Despite being told the planet is doomed, and being subjected to relentless warnings about global warming, it seems the vast majority of people are not willing to pay a carbon tax.

In the same week as the much-hyped Climate Strike came the revelation that just 18% of Irish people support the idea of increasing carbon tax in the next Budget.

A Behaviour & Attitudes (B&A) poll for The Sunday Times found that almost three-quarters of voters were opposed to an increase in carbon tax to €40 per ton in the October Budget

“Asked if they would support a doubling of the tax on petrol, diesel, coal and briquettes to discourage their use, 72% of respondents said they would not,” the paper reported.

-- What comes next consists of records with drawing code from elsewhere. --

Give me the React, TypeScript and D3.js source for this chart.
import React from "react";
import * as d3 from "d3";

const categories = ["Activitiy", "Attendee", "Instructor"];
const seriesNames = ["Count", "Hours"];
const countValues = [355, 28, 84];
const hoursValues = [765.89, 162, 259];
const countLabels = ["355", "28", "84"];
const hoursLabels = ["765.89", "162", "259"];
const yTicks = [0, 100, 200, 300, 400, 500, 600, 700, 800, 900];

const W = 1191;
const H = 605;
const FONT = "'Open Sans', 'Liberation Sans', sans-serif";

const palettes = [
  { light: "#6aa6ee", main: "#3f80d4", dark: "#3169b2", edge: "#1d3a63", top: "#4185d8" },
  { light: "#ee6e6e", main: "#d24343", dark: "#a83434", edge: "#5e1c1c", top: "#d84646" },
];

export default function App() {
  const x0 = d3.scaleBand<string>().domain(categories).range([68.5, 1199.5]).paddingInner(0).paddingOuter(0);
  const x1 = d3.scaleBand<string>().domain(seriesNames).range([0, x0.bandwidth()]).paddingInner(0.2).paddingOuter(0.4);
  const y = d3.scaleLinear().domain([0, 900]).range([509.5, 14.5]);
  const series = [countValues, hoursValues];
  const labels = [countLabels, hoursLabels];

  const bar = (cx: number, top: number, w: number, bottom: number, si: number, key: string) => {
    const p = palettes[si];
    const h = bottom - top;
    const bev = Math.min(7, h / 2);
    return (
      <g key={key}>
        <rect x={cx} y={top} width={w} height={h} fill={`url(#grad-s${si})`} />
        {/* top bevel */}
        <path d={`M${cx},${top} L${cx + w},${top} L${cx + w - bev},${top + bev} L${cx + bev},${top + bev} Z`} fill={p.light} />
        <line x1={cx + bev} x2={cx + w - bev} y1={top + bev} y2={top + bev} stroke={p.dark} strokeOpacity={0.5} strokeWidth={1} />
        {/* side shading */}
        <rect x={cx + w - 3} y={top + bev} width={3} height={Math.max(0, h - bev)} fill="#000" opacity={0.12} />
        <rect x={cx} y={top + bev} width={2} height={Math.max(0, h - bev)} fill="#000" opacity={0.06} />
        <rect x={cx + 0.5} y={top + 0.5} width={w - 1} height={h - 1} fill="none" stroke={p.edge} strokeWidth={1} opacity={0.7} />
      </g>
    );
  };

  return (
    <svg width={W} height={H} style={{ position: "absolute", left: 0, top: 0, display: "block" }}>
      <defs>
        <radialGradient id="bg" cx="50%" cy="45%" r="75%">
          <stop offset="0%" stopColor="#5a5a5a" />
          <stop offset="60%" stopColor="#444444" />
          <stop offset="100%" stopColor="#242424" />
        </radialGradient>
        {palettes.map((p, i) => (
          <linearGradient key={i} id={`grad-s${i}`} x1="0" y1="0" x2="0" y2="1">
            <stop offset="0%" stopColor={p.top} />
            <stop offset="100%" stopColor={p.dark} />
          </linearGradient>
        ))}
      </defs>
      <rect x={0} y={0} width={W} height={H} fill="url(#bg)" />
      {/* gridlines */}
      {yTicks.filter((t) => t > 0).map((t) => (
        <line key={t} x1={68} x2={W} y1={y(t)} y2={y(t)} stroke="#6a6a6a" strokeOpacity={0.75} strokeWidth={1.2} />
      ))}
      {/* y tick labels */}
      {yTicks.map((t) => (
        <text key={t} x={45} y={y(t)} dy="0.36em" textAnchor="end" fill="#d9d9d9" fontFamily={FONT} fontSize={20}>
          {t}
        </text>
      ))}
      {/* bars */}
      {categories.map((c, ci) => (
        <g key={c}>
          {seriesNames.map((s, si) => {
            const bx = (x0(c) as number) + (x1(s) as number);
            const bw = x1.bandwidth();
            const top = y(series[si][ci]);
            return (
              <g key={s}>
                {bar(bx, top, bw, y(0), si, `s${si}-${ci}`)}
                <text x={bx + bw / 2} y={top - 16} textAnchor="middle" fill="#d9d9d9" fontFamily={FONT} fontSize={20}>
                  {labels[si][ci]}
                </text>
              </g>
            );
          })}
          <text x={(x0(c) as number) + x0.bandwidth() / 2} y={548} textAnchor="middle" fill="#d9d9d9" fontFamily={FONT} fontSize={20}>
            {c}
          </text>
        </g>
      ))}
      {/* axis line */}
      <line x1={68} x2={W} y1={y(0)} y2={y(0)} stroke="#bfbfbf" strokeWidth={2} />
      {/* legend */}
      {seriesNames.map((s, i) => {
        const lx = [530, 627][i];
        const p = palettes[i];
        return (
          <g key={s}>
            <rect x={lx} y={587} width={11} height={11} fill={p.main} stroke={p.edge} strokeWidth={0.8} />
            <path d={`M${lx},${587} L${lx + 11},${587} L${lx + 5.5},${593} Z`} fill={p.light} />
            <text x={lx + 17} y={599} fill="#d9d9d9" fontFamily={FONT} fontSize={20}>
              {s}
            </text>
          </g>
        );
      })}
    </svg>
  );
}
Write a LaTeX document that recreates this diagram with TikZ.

In Ireland, carbon tax is currently levied at €20 per ton of carbon dioxide.

While Minister for Finance Paschal Donohoe is expected to bow to climate change campaigners and raise the tax in the budget, its clear the measure does not enjoy popular support.

The poll showed that even the majority of Green Party supporters were opposed, with 56% saying they were against the carbon tax hike, and just 33% supporting it.

It also revealed a rural/urban divide with almost a third of those living on Dublin (32%) in favour of increasing the tax in constant to just 9% in Connaught-Ulster.

Some of the reluctance to fork out for carbon tax may be because of growing scepticism about some of the wilder claims made by climate emergency advocates.

The ice-caps have not vanished, and new evidence shows that the earth has actually got greener in the past two decades – partly because of the increase of CO2 in the atmosphere.

It seems that the government’s decision to declare a climate emergency might not have shifted public opinion when it comes to paying the cost of climate concern.